Write out the entire listing below exactly as it appears, minus any pictures.

→ Recorded information:
---------------

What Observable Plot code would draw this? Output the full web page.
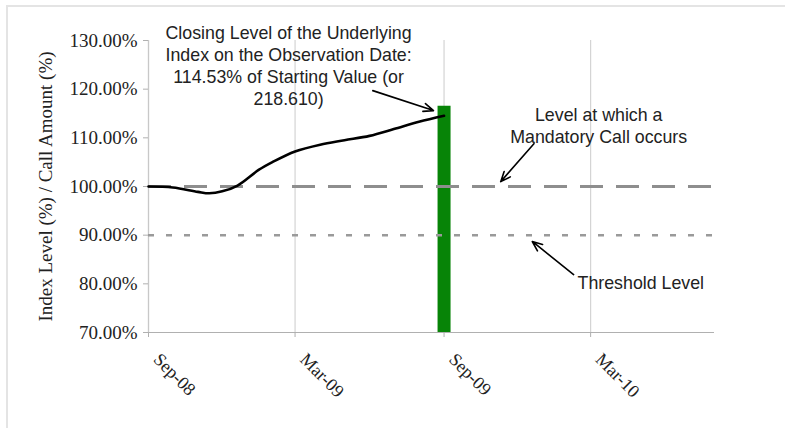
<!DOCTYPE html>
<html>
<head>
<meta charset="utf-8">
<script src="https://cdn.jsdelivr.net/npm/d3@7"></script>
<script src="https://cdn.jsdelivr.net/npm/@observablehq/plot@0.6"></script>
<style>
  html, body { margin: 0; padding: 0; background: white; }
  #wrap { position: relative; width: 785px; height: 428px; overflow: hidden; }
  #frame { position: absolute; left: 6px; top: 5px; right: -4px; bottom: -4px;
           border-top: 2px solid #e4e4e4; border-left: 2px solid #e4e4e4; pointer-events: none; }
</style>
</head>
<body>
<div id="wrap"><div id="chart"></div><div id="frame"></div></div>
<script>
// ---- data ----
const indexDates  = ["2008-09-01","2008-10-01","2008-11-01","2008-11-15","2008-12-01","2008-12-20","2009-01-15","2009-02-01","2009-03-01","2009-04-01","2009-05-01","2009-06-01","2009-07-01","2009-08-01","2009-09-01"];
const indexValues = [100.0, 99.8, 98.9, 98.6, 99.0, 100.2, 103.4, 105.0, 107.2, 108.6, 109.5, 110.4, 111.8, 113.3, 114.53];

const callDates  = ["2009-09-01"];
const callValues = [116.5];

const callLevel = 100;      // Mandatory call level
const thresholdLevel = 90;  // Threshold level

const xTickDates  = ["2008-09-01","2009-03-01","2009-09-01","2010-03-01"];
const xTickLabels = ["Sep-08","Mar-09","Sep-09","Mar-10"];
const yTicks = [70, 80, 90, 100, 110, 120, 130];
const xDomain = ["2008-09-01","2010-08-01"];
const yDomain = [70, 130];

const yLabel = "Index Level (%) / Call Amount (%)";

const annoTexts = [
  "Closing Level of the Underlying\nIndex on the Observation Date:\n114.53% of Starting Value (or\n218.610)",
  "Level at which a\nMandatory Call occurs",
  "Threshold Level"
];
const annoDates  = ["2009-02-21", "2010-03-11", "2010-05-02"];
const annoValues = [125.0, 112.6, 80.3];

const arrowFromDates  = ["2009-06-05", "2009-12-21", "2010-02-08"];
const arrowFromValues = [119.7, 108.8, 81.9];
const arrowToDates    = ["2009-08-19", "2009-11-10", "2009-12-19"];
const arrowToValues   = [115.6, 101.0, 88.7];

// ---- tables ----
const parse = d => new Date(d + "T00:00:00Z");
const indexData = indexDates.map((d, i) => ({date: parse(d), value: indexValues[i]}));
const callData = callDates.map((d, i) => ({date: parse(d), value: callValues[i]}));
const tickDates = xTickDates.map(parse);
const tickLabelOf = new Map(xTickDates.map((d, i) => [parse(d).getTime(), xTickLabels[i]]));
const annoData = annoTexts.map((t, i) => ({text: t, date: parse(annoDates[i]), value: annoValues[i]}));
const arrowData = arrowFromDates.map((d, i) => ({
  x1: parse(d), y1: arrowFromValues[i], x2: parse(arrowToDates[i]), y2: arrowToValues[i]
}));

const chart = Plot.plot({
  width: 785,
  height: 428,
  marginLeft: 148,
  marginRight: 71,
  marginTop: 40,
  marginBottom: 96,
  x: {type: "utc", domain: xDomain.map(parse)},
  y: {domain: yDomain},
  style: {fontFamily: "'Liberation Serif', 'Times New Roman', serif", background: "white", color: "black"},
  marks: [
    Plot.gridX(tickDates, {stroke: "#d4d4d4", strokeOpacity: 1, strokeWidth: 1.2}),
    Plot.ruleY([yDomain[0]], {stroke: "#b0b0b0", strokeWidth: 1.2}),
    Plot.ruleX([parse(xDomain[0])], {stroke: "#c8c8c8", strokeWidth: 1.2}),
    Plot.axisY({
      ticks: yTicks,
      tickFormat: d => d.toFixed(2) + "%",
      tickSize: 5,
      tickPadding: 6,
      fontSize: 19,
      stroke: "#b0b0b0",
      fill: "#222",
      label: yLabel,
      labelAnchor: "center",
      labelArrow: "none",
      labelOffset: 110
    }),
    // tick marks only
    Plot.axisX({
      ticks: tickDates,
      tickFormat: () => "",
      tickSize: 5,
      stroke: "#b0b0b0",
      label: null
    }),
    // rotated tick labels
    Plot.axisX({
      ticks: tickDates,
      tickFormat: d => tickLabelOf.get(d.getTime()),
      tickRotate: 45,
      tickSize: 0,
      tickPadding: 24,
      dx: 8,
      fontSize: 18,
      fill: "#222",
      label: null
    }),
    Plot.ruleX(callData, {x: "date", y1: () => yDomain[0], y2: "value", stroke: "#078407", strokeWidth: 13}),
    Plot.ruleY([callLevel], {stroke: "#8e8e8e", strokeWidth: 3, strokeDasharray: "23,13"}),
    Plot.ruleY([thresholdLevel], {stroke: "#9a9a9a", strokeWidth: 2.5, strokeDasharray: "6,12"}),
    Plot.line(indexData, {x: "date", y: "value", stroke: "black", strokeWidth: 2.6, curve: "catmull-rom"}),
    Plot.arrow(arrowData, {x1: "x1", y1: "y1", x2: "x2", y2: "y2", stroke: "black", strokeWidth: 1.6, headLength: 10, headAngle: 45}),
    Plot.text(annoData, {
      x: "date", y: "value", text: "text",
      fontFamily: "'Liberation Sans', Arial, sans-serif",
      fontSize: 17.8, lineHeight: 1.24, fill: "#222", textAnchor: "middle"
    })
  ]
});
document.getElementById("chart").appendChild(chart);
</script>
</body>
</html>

---------------

→ Correct output:
What Observable Plot code would draw this? Output the full web page.
<!DOCTYPE html>
<html>
<head>
<meta charset="utf-8">
<script src="https://cdn.jsdelivr.net/npm/d3@7"></script>
<script src="https://cdn.jsdelivr.net/npm/@observablehq/plot@0.6"></script>
<style>
  html, body { margin: 0; padding: 0; background: white; }
  #wrap { position: relative; width: 785px; height: 428px; overflow: hidden; }
  #frame { position: absolute; left: 6px; top: 5px; right: -4px; bottom: -4px;
           border-top: 2px solid #e4e4e4; border-left: 2px solid #e4e4e4; pointer-events: none; }
</style>
</head>
<body>
<div id="wrap"><div id="chart"></div><div id="frame"></div></div>
<script>
// ---- data ----
const indexDates  = ["2008-09-01","2008-10-01","2008-11-01","2008-11-15","2008-12-01","2008-12-20","2009-01-15","2009-02-01","2009-03-01","2009-04-01","2009-05-01","2009-06-01","2009-07-01","2009-08-01","2009-09-01"];
const indexValues = [100.0, 99.8, 98.9, 98.6, 99.0, 100.2, 103.4, 105.0, 107.2, 108.6, 109.5, 110.4, 111.8, 113.3, 114.53];

const callDates  = ["2009-09-01"];
const callValues = [116.5];

const callLevel = 100;      // Mandatory call level
const thresholdLevel = 90;  // Threshold level

const xTickDates  = ["2008-09-01","2009-03-01","2009-09-01","2010-03-01"];
const xTickLabels = ["Sep-08","Mar-09","Sep-09","Mar-10"];
const yTicks = [70, 80, 90, 100, 110, 120, 130];
const xDomain = ["2008-09-01","2010-08-01"];
const yDomain = [70, 130];

const yLabel = "Index Level (%) / Call Amount (%)";

const annoTexts = [
  "Closing Level of the Underlying\nIndex on the Observation Date:\n114.53% of Starting Value (or\n218.610)",
  "Level at which a\nMandatory Call occurs",
  "Threshold Level"
];
const annoDates  = ["2009-02-21", "2010-03-11", "2010-05-02"];
const annoValues = [125.0, 112.6, 80.3];

const arrowFromDates  = ["2009-06-05", "2009-12-21", "2010-02-08"];
const arrowFromValues = [119.7, 108.8, 81.9];
const arrowToDates    = ["2009-08-19", "2009-11-10", "2009-12-19"];
const arrowToValues   = [115.6, 101.0, 88.7];

// ---- tables ----
const parse = d => new Date(d + "T00:00:00Z");
const indexData = indexDates.map((d, i) => ({date: parse(d), value: indexValues[i]}));
const callData = callDates.map((d, i) => ({date: parse(d), value: callValues[i]}));
const tickDates = xTickDates.map(parse);
const tickLabelOf = new Map(xTickDates.map((d, i) => [parse(d).getTime(), xTickLabels[i]]));
const annoData = annoTexts.map((t, i) => ({text: t, date: parse(annoDates[i]), value: annoValues[i]}));
const arrowData = arrowFromDates.map((d, i) => ({
  x1: parse(d), y1: arrowFromValues[i], x2: parse(arrowToDates[i]), y2: arrowToValues[i]
}));

const chart = Plot.plot({
  width: 785,
  height: 428,
  marginLeft: 148,
  marginRight: 71,
  marginTop: 40,
  marginBottom: 96,
  x: {type: "utc", domain: xDomain.map(parse)},
  y: {domain: yDomain},
  style: {fontFamily: "'Liberation Serif', 'Times New Roman', serif", background: "white", color: "black"},
  marks: [
    Plot.gridX(tickDates, {stroke: "#d4d4d4", strokeOpacity: 1, strokeWidth: 1.2}),
    Plot.ruleY([yDomain[0]], {stroke: "#b0b0b0", strokeWidth: 1.2}),
    Plot.ruleX([parse(xDomain[0])], {stroke: "#c8c8c8", strokeWidth: 1.2}),
    Plot.axisY({
      ticks: yTicks,
      tickFormat: d => d.toFixed(2) + "%",
      tickSize: 5,
      tickPadding: 6,
      fontSize: 19,
      stroke: "#b0b0b0",
      fill: "#222",
      label: yLabel,
      labelAnchor: "center",
      labelArrow: "none",
      labelOffset: 110
    }),
    // tick marks only
    Plot.axisX({
      ticks: tickDates,
      tickFormat: () => "",
      tickSize: 5,
      stroke: "#b0b0b0",
      label: null
    }),
    // rotated tick labels
    Plot.axisX({
      ticks: tickDates,
      tickFormat: d => tickLabelOf.get(d.getTime()),
      tickRotate: 45,
      tickSize: 0,
      tickPadding: 24,
      dx: 8,
      fontSize: 18,
      fill: "#222",
      label: null
    }),
    Plot.ruleX(callData, {x: "date", y1: () => yDomain[0], y2: "value", stroke: "#078407", strokeWidth: 13}),
    Plot.ruleY([callLevel], {stroke: "#8e8e8e", strokeWidth: 3, strokeDasharray: "23,13"}),
    Plot.ruleY([thresholdLevel], {stroke: "#9a9a9a", strokeWidth: 2.5, strokeDasharray: "6,12"}),
    Plot.line(indexData, {x: "date", y: "value", stroke: "black", strokeWidth: 2.6, curve: "catmull-rom"}),
    Plot.arrow(arrowData, {x1: "x1", y1: "y1", x2: "x2", y2: "y2", stroke: "black", strokeWidth: 1.6, headLength: 10, headAngle: 45}),
    Plot.text(annoData, {
      x: "date", y: "value", text: "text",
      fontFamily: "'Liberation Sans', Arial, sans-serif",
      fontSize: 17.8, lineHeight: 1.24, fill: "#222", textAnchor: "middle"
    })
  ]
});
document.getElementById("chart").appendChild(chart);
</script>
</body>
</html>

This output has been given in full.